67 On the way to NC 201255

The highlight to the tour was the Dils Cemetery.  I found it interesting that the tombstone engraver spelled the word feud incorrectly on the McCoy grave marker.  We had to walk up quite a few steps to get to this cemetery on the side of the mountain.  What with Stanley’s back, Pam’s painful knee, and my miserable hip, we looked like the walking wounded.  Disappointed smile  Of course the heat and humidity didn’t help one little bit. 


All good things must come to an end, and this morning Pam, Stan, and George pulled out of the campground to make their way back to the Chicago area.  Despite the awful temps at the beginning of the week, and the rain and thunder storms the last few days, I thoroughly enjoyed our time camping together.  It is such a treat for me to share some of my travels and adventures with someone to laugh with and talk to other than Emma.  I’m already looking forward to where we may meet next year.

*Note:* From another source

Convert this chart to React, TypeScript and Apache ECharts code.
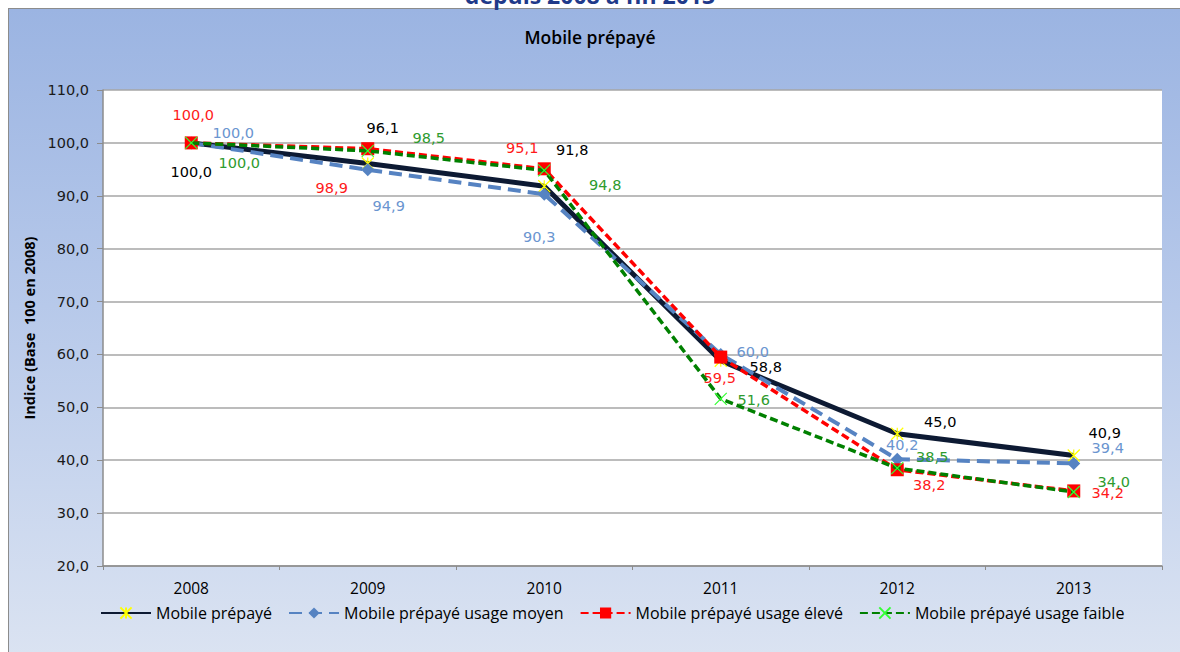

As I spent the day getting things packed up for my departure tomorrow morning, I once again noticed one of the camp hosts pilfering through the garbage cans.  What is up with that?  He drives around to all of the cans each morning, pulls all of the garbage out, rips open each of the bags and rummages around in them.  Yuck!  I know he’s looking for aluminum cans, but wouldn’t it be easier to have an aluminum recycling bin?  He doesn’t even wear gloves!  It really grosses me out.  I can’t imagine that this is part of his required duties as a host.  If it is, I certainly wouldn’t volunteer here.  If I think about what could be in those bags it’s enough to turn my stomach.